Subject: [xsl] Re: XML/XHTML fragment to text From: Alain <alainb06@xxxxxxx> Date: Tue, 14 Aug 2007 13:19:29 +0200 |
E. You seem to have a preference for Xalan-C (but the above is *much*easier with Saxon 8.9!!!)
But at work, the only thing that has been authorized for now is Xalan-C. It is running in batches (jobs) on AIX machines. The reason why they are not considering another transformation engine, at the moment, is performance. Even for a small transformation if you run Saxon or Xalan-J, you will have to set up an run a JVM in your Unix batch. Launching the JVM has a cost in memory and time. And even if you don't count the JVM cost, Saxon is Java code, so it has to pay the Java overload compared to a code written in C++... Although Saxon may perform faster on some specific templates where it has better optimisations, on an "average" template it will still be slower because it's Java versus C++. The goal is to be able to run a 5 million base customer, so we have to count every second in our batch process.

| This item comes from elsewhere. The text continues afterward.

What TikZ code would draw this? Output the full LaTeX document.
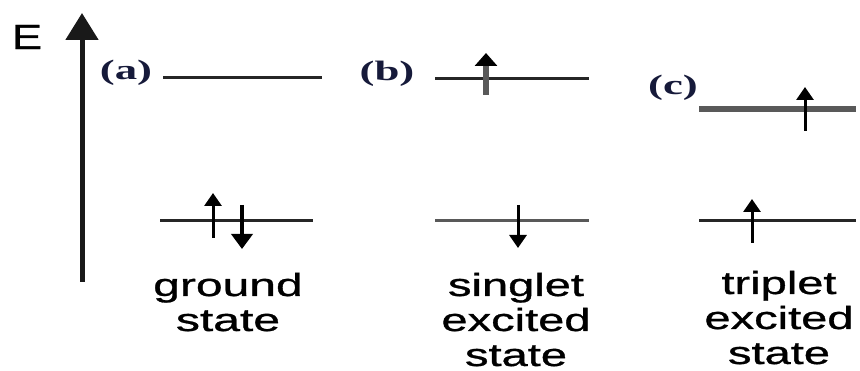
\documentclass[tikz,border=0pt]{standalone}
\usepackage{fontspec}
\setmainfont{Liberation Sans}
\newfontfamily\capfont[FakeBold=0.8]{Liberation Sans}
\newfontfamily\labserif{Liberation Serif}
\usetikzlibrary{arrows.meta}
\definecolor{labcol}{RGB}{22,26,58}
\tikzset{
  level/.style={line width=3pt, black!85},
  spin/.style={line width=3pt, black, -{Triangle[width=17pt,length=13pt]}},
  spinbold/.style={line width=4pt, black, -{Triangle[width=21pt,length=15pt]}},
  axisarrow/.style={line width=5pt, black!90, -{Triangle[width=32pt,length=27pt]}},
  caption/.style={inner sep=0pt, anchor=base},
  tag/.style={inner sep=0pt, font=\labserif\bfseries\fontsize{28}{30}\selectfont, text=labcol}
}
\newcommand{\stretchtext}[2]{\scalebox{#1}[1]{\capfont\fontsize{32}{35}\selectfont\begin{tabular}[t]{@{}c@{}}#2\end{tabular}}}
\begin{document}
\begin{tikzpicture}[x=1pt,y=-1pt]
\useasboundingbox[fill=white] (0,0) rectangle (860,371);
% energy axis
\coordinate (axb) at (82,282);
\coordinate (axt) at (82,13);
\draw[axisarrow] (axb) -- (axt);
\node[inner sep=0pt] (E) at (27,37) {\scalebox{1.3}[1]{\capfont\fontsize{35}{38}\selectfont E}};
% labels
\node[tag] (la) at (126,73) {\scalebox{1.6}[1]{(a)}};
\node[tag] (lb) at (387,74) {\scalebox{1.6}[1]{(b)}};
\node[tag] (lc) at (673,88) {\scalebox{1.6}[1]{(c)}};
% (a) ground state
\coordinate (a1l) at (163,78); \coordinate (a1r) at (322,78);
\coordinate (a0l) at (160,221); \coordinate (a0r) at (313,221);
\draw[level] (a1l) -- (a1r);
\draw[level] (a0l) -- (a0r);
\coordinate (aus) at (213,238); \coordinate (aue) at (213,193);
\coordinate (ads) at (242,205); \coordinate (ade) at (242,249);
\draw[spin] (aus) -- (aue);
\draw[spinbold] (ads) -- (ade);
% (b) singlet
\coordinate (b1l) at (435,79); \coordinate (b1r) at (589,79);
\coordinate (b0l) at (435,221); \coordinate (b0r) at (589,221);
\draw[level] (b1l) -- (b1r);
\draw[level, line width=3pt, black!65] (b0l) -- (b0r);
\coordinate (bus) at (486,95); \coordinate (bue) at (486,53);
\coordinate (bds) at (518,205); \coordinate (bde) at (518,248);
\draw[line width=6pt, black!65, -{Triangle[width=22pt,length=13pt,color=black]}] (bus) -- (bue);
\draw[spin] (bds) -- (bde);
% (c) triplet
\coordinate (c1l) at (699,109); \coordinate (c1r) at (856,109);
\coordinate (c0l) at (699,221); \coordinate (c0r) at (856,221);
\draw[level, line width=6pt, black!65] (c1l) -- (c1r);
\draw[level] (c0l) -- (c0r);
\coordinate (cus) at (805,131); \coordinate (cue) at (805,87);
\coordinate (cls) at (752,243); \coordinate (cle) at (752,199);
\draw[spin] (cus) -- (cue);
\draw[spin] (cls) -- (cle);
% captions
\node[caption] (ta) at (228,296) {\stretchtext{1.5}{ground\\state}};
\node[caption] (tb) at (516,296) {\stretchtext{1.47}{singlet\\excited\\state}};
\node[caption] (tc) at (779,294) {\stretchtext{1.47}{triplet\\excited\\state}};
\end{tikzpicture}
\end{document}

But things might change a little bit now. Because for SEPA (Single Euro Payments Area) they choosed to write a Java program and run it in our main batch to transform the XML (ISO 20022 defined) files to fixed-length format understandable by our legacy Cobol programs. So they are definitely running a JVM inside main the batch, and I will point that to the persons in charge of choosing standard software. The cost of maintaining a Java program for such a transformation might also be higher than having just a XSL stylesheet where possible (I'm not on the SEPA project so I didn't look if it is possible to transform the ISO 20022 XML easily).
For instance, making the records fixed length is as easy as 1-2-3 (where you would need recursive templates in XSLT 1.0)
3. When the HTML field passes by, use unparsed-text(...temp filehere...) to include the textized HTML data
I didn't use this function yet, it looks as a very elegant way to solve the problem, except for one little thing (but I'll check the documentation).
The last bit of headache is the "UTF-8" problem ! Because fixed-length is fixed-length in *bytes*. It is fine with ISO8859-1 where char=byte. But as we run internationally and also have Greece, Russia, etc... and could run in China, we need UTF-8.
For that, with XSLT1.0, I agree with you, I had to build insane recursive templates to calculate the length in bytes of an UTF-8 string. It's so insane, I tend to think at this point we would rather write a Java or even Cobol program. With XSLT2.0 it's easier, but still difficult because you are doing things only the serializer should do... or is there a function I didn't notice that can return a string length in bytes and not in chars ?
Not sure if you mean if this is already dropped by your team.